The Main Idea 

Triangles are one of the fundamental shapes in geometry. They can be classified based on their angle measures and side lengths. These two components help us categorize and understand different types of triangles.

1. Classification by Side Lengths:
   • Equilateral Triangle: An equilateral triangle has all three sides of equal length. Consequently, all three angles are also equal, measuring 60 degrees each.
   • Isosceles Triangle: An isosceles triangle has two sides of equal length. This means two of its angles are also equal.
   • Scalene Triangle: A scalene triangle has no sides of equal length. Consequently, all three angles are different from one another.
2. Classification by Angle Measures:
   • Right Triangle: A right triangle has one angle measuring exactly 90 degrees.
   • Acute Triangle: An acute triangle has all three angles measuring less than 90 degrees.
   • Obtuse Triangle: An obtuse triangle has one angle measuring greater than 90 degrees.

The Main Idea 

Finding the measure of the third angle in a triangle involves determining the value of the remaining angle when the measures of two angles are known. Remember all angles in a triangle add up to equal [latex]180^{\circ}[/latex].

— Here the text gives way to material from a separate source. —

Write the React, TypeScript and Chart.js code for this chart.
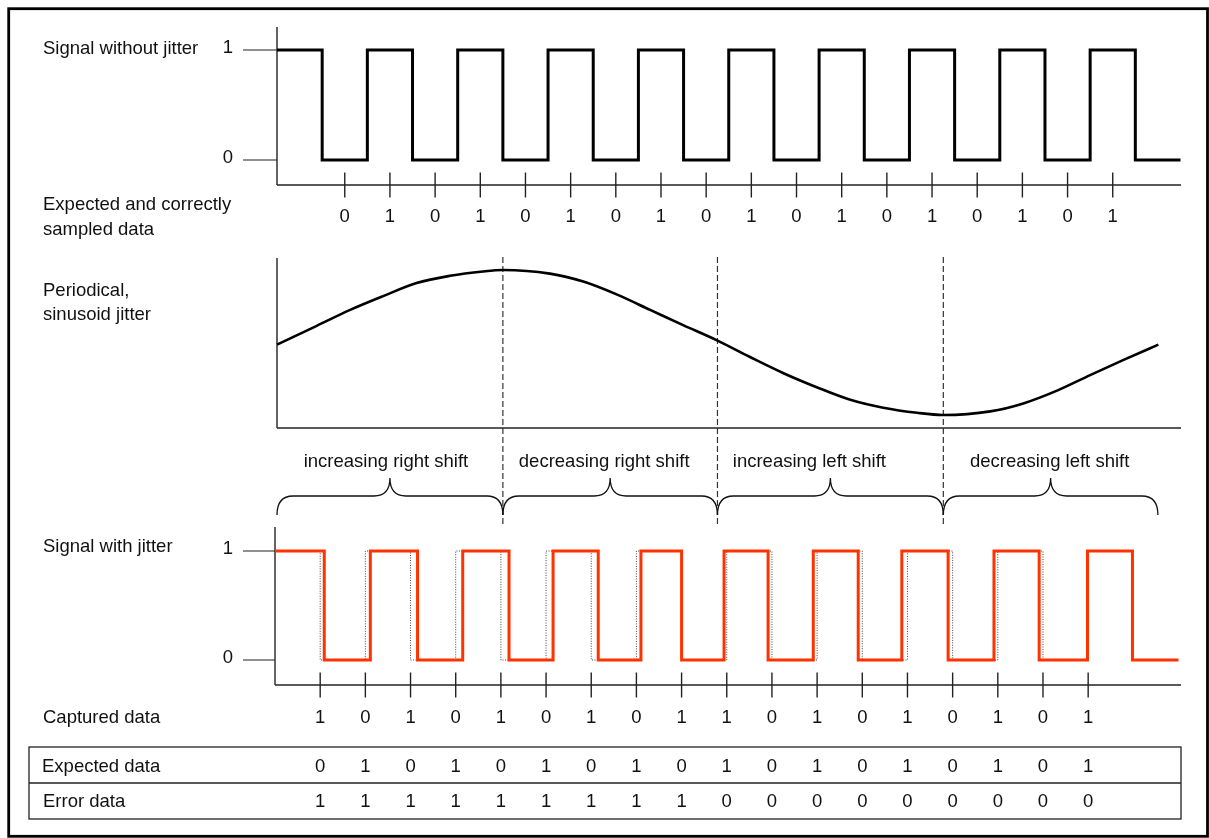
import React, { useEffect, useRef } from "react";
import { Chart, registerables } from "chart.js";

Chart.register(...registerables);

// ---------------- data ----------------
// Clean clock: time (in half-bit units) at which the level changes, and the new level
const cleanEdgeTimes = [0, 1, 2, 3, 4, 5, 6, 7, 8, 9, 10, 11, 12, 13, 14, 15, 16, 17, 18, 19, 20];
const cleanLevels = [1, 0, 1, 0, 1, 0, 1, 0, 1, 0, 1, 0, 1, 0, 1, 0, 1, 0, 1, 0, 0];

// Jittered signal: shifted edges
const jitterEdgeTimes = [0, 1.09, 2.11, 3.155, 4.155, 5.18, 6.155, 7.155, 8.1, 9.0, 9.94, 10.915, 11.915, 12.91, 13.875, 14.9, 15.915, 16.915, 17.985, 18.98, 20];
const jitterLevels = [1, 0, 1, 0, 1, 0, 1, 0, 1, 0, 1, 0, 1, 0, 1, 0, 1, 0, 1, 0, 0];

// Periodical, sinusoid jitter
const jitterPhaseTimes = [0, 0.88, 1.62, 2.35, 3.09, 3.83, 4.56, 5.0, 6.04, 6.78, 7.53, 8.26, 8.99, 9.74, 10.47, 11.2, 11.96, 12.69, 13.42, 14.17, 14.75, 15.79, 16.52, 17.28, 18.0, 18.74, 19.51];
const jitterAmplitude = [-0.03, 0.23, 0.45, 0.64, 0.82, 0.92, 0.98, 1.0, 0.95, 0.84, 0.66, 0.45, 0.24, 0.03, -0.2, -0.42, -0.62, -0.79, -0.9, -0.97, -1.0, -0.95, -0.84, -0.66, -0.45, -0.24, -0.03];

// Sampling
const cleanSampleTimes = [1.5, 2.5, 3.5, 4.5, 5.5, 6.5, 7.5, 8.5, 9.5, 10.5, 11.5, 12.5, 13.5, 14.5, 15.5, 16.5, 17.5, 18.5];
const cleanSampledBits = [0, 1, 0, 1, 0, 1, 0, 1, 0, 1, 0, 1, 0, 1, 0, 1, 0, 1];
const jitterSampleTimes = [1, 2, 3, 4, 5, 6, 7, 8, 9, 10, 11, 12, 13, 14, 15, 16, 17, 18];
const capturedBits = [1, 0, 1, 0, 1, 0, 1, 0, 1, 1, 0, 1, 0, 1, 0, 1, 0, 1];
const expectedBits = [0, 1, 0, 1, 0, 1, 0, 1, 0, 1, 0, 1, 0, 1, 0, 1, 0, 1];
const errorBits = [1, 1, 1, 1, 1, 1, 1, 1, 1, 0, 0, 0, 0, 0, 0, 0, 0, 0];

// Jitter phases
const shiftBoundaries = [0, 5, 9.75, 14.75, 19.5];
const shiftLabels = ["increasing right shift", "decreasing right shift", "increasing left shift", "decreasing left shift"];

// ---------------- layout ----------------
const W = 1209;
const H = 838;
const FONT = "18.5px 'Liberation Sans', Arial, Helvetica, sans-serif";
const INK = "#111";
const AXIS = "#222";
const RED = "#ff3300";
const LABEL_X = 43;
const LEVEL_LINE_X = 243;
const LEVEL_LABEL_X = 233;
const SIG_TOP = 27, SIG_AXIS = 185;
const SIN_TOP = 258, SIN_AXIS = 428;
const JIT_TOP = 527, JIT_AXIS = 685;
const TICK_HALF = 12.5;
const SHIFT_LABEL_Y = 462;
const SHIFT_LABEL_NUDGE = [-4, -6, -21, -1];
const BRACE_TIP = 478, BRACE_MID = 496, BRACE_END = 515, BRACE_R = 16;
const DASH_TOP = 257, DASH_BOTTOM = 527;

// maps two (pixel, value) pairs to a min/max for a full-height hidden y scale
function rangeFor(pxHi: number, vHi: number, pxLo: number, vLo: number) {
  const unit = (pxLo - pxHi) / (vHi - vLo);
  const max = vHi + pxHi / unit;
  const min = max - H / unit;
  return { min, max };
}

const toPoints = (xs: number[], ys: number[]) => xs.map((x, i) => ({ x, y: ys[i] }));

const diagramPlugin = {
  id: "diagram",
  beforeDatasetsDraw(chart: any) {
    const { ctx, scales, chartArea } = chart;
    const x = scales.x, xj = scales.xj, ySig = scales.ySig, yJit = scales.yJit;

    const line = (x1: number, y1: number, x2: number, y2: number, w = 1.4, color = AXIS, dash: number[] = []) => {
      ctx.save();
      ctx.beginPath();
      ctx.lineWidth = w;
      ctx.strokeStyle = color;
      ctx.setLineDash(dash);
      ctx.moveTo(x1, y1);
      ctx.lineTo(x2, y2);
      ctx.stroke();
      ctx.restore();
    };
    const text = (s: string, px: number, py: number, align: CanvasTextAlign = "left") => {
      ctx.save();
      ctx.font = FONT;
      ctx.fillStyle = INK;
      ctx.textAlign = align;
      ctx.textBaseline = "middle";
      ctx.fillText(s, px, py);
      ctx.restore();
    };

    ctx.save();
    // outer frame
    ctx.lineWidth = 2.8;
    ctx.strokeStyle = "#000";
    ctx.strokeRect(8.7, 8.7, 1198.8, 827.6);

    const x0 = x.getPixelForValue(0);
    const xEnd = chartArea.right + 0.5;
    const xj0 = xj.getPixelForValue(0);

    // ---- top panel ----
    line(x0, SIG_TOP, x0, SIG_AXIS);
    line(x0, SIG_AXIS, xEnd, SIG_AXIS);
    [1, 0].forEach((v) => {
      const py = ySig.getPixelForValue(v);
      line(LEVEL_LINE_X, py, x0, py, 1.2);
      text(String(v), LEVEL_LABEL_X, py - 2, "right");
    });
    cleanSampleTimes.forEach((t, i) => {
      const px = x.getPixelForValue(t);
      line(px, SIG_AXIS - TICK_HALF, px, SIG_AXIS + TICK_HALF);
      text(String(cleanSampledBits[i]), px, 216.5, "center");
    });
    text("Signal without jitter", LABEL_X, 48.5);
    text("Expected and correctly", LABEL_X, 205);
    text("sampled data", LABEL_X, 229.5);

    // ---- sinusoid panel ----
    line(x0, SIN_TOP, x0, SIN_AXIS);
    line(x0, SIN_AXIS, xEnd, SIN_AXIS);
    text("Periodical,", LABEL_X, 291);
    text("sinusoid jitter", LABEL_X, 315);

    // phase boundaries
    shiftBoundaries.slice(1, 4).forEach((t) => {
      const px = x.getPixelForValue(t);
      line(px, DASH_TOP, px, DASH_BOTTOM, 1.2, "#333", [6, 3]);
    });

    // braces + labels
    for (let i = 0; i < shiftLabels.length; i++) {
      const a = x.getPixelForValue(shiftBoundaries[i]);
      const b = x.getPixelForValue(shiftBoundaries[i + 1]);
      const m = (a + b) / 2;
      ctx.save();
      ctx.beginPath();
      ctx.lineWidth = 1.3;
      ctx.strokeStyle = "#111";
      ctx.moveTo(a, BRACE_END);
      ctx.quadraticCurveTo(a, BRACE_MID, a + BRACE_R, BRACE_MID);
      ctx.lineTo(m - BRACE_R, BRACE_MID);
      ctx.quadraticCurveTo(m, BRACE_MID, m, BRACE_TIP);
      ctx.quadraticCurveTo(m, BRACE_MID, m + BRACE_R, BRACE_MID);
      ctx.lineTo(b - BRACE_R, BRACE_MID);
      ctx.quadraticCurveTo(b, BRACE_MID, b, BRACE_END);
      ctx.stroke();
      ctx.restore();
      text(shiftLabels[i], m + SHIFT_LABEL_NUDGE[i], SHIFT_LABEL_Y, "center");
    }

    // ---- jitter panel ----
    line(xj0, JIT_TOP, xj0, JIT_AXIS);
    line(xj0, JIT_AXIS, xEnd, JIT_AXIS);
    [1, 0].forEach((v) => {
      const py = yJit.getPixelForValue(v);
      line(LEVEL_LINE_X, py, xj0, py, 1.2);
      text(String(v), LEVEL_LABEL_X, py - 2, "right");
    });
    text("Signal with jitter", LABEL_X, 547);
    jitterSampleTimes.forEach((t, i) => {
      const px = xj.getPixelForValue(t);
      line(px, JIT_AXIS - TICK_HALF, px, JIT_AXIS + TICK_HALF);
      text(String(capturedBits[i]), px, 718, "center");
      text(String(expectedBits[i]), px, 767, "center");
      text(String(errorBits[i]), px, 802, "center");
    });
    text("Captured data", LABEL_X, 718);

    // table
    ctx.lineWidth = 1.3;
    ctx.strokeStyle = AXIS;
    ctx.strokeRect(29, 747, 1152, 72);
    line(29, 783, 1181, 783, 1.3);
    text("Expected data", 42, 767);
    text("Error data", LABEL_X, 802);

    ctx.restore();
  },
};

export default function App() {
  const ref = useRef<HTMLCanvasElement>(null);

  useEffect(() => {
    document.body.style.margin = "0";
    const hidden = { display: false, grid: { display: false }, ticks: { display: false } };
    const chart = new Chart(ref.current as HTMLCanvasElement, {
      type: "line",
      data: {
        datasets: [
          {
            label: "Signal with jitter",
            data: toPoints(jitterEdgeTimes, jitterLevels),
            xAxisID: "xj",
            yAxisID: "yJit",
            stepped: "before",
            borderColor: RED,
            borderWidth: 3,
            pointRadius: 0,
            borderJoinStyle: "miter",
            fill: false,
            clip: false,
          },
          {
            label: "Ideal edges",
            data: toPoints(cleanEdgeTimes, cleanLevels),
            xAxisID: "xj",
            yAxisID: "yJit",
            stepped: "before",
            borderColor: "#444",
            borderWidth: 1,
            borderDash: [1, 1.5],
            pointRadius: 0,
            fill: false,
            clip: false,
          },
          {
            label: "Periodical, sinusoid jitter",
            data: toPoints(jitterPhaseTimes, jitterAmplitude),
            xAxisID: "x",
            yAxisID: "ySin",
            borderColor: "#000",
            borderWidth: 2.6,
            pointRadius: 0,
            cubicInterpolationMode: "monotone",
            fill: false,
            clip: false,
          },
          {
            label: "Signal without jitter",
            data: toPoints(cleanEdgeTimes, cleanLevels),
            xAxisID: "x",
            yAxisID: "ySig",
            stepped: "before",
            borderColor: "#000",
            borderWidth: 3,
            pointRadius: 0,
            borderJoinStyle: "miter",
            fill: false,
            clip: false,
          },
        ] as any,
      },
      options: {
        responsive: false,
        animation: false,
        events: [],
        layout: { autoPadding: false, padding: { left: 277, right: W - 1180.5, top: 0, bottom: 0 } },
        plugins: { legend: { display: false }, tooltip: { enabled: false }, title: { display: false } },
        scales: {
          x: { type: "linear", min: 0, max: 20, bounds: "data", ...hidden },
          xj: { type: "linear", axis: "x", position: "bottom", min: 0.044, max: 20.044, bounds: "data", ...hidden },
          ySig: { type: "linear", axis: "y", bounds: "data", ...rangeFor(50, 1, 160, 0), ...hidden },
          ySin: { type: "linear", axis: "y", bounds: "data", ...rangeFor(270, 1, 415, -1), ...hidden },
          yJit: { type: "linear", axis: "y", bounds: "data", ...rangeFor(551, 1, 660, 0), ...hidden },
        } as any,
      },
      plugins: [diagramPlugin],
    });
    return () => chart.destroy();
  }, []);

  return (
    <div style={{ position: "absolute", left: 0, top: 0, width: W, height: H, background: "#fff" }}>
      <canvas ref={ref} width={W} height={H} style={{ width: W, height: H, display: "block" }} />
    </div>
  );
}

To find the measure of the third angle in a triangle:

1. Add the measures of the two known angles together.
2. Subtract the sum from [latex]180[/latex] degrees.
3. The resulting value is the measure of the third angle.

The Main Idea 

Finding similar triangles involves comparing the corresponding angles and side lengths of two or more triangles to determine if they have proportional relationships.

To determine if triangles are similar:

• Compare the measures of their corresponding angles. If all angles have the same measures, the triangles are similar.
• Compare the lengths of their corresponding sides. If the ratios of the corresponding side lengths are equal, the triangles are similar.

To solve for an unknown side of a triangle given two similar triangles we use the following steps:

1. Identify the corresponding sides in the two similar triangles.
2. Write the ratio of the lengths of the corresponding sides.
3. Set up a proportion to solve for the unknown.
4. Solve the proportion by cross multiplying and dividing to find the unknown.

The Main Idea 

The Pythagorean Theorem is a fundamental concept in geometry that relates to the relationship between the sides of a right triangle. It states that in a right triangle, the square of the length of the hypotenuse (the side opposite the right angle) is equal to the sum of the squares of the lengths of the other two sides.

In equation form, the Pythagorean Theorem can be written as: [latex]c^2 = a^2 + b^2[/latex]

Where [latex]c[/latex] represents the length of the hypotenuse, and [latex]a[/latex] and [latex]b[/latex] represent the lengths of the other two sides (called the legs) of the right triangle.

To use the Pythagorean Theorem, you can follow these steps:

1. Identify the right triangle: Ensure that you have a triangle with a right angle ([latex]90^\circ[/latex]).
2. Identify the legs and hypotenuse: Label the lengths of the legs as [latex]a[/latex] and [latex]b[/latex], and the length of the hypotenuse as [latex]c[/latex] .
3. Apply the Pythagorean Theorem: Square the lengths of the legs ([latex]a^2[/latex] and [latex]b^2[/latex]), then add them together. The result should be equal to the square of the length of the hypotenuse ([latex]c^2[/latex]).
4. Solve for the unknown: If you know the lengths of two sides (legs or hypotenuse), you can use the theorem to find the length of the remaining side by rearranging the equation and solving for the unknown value.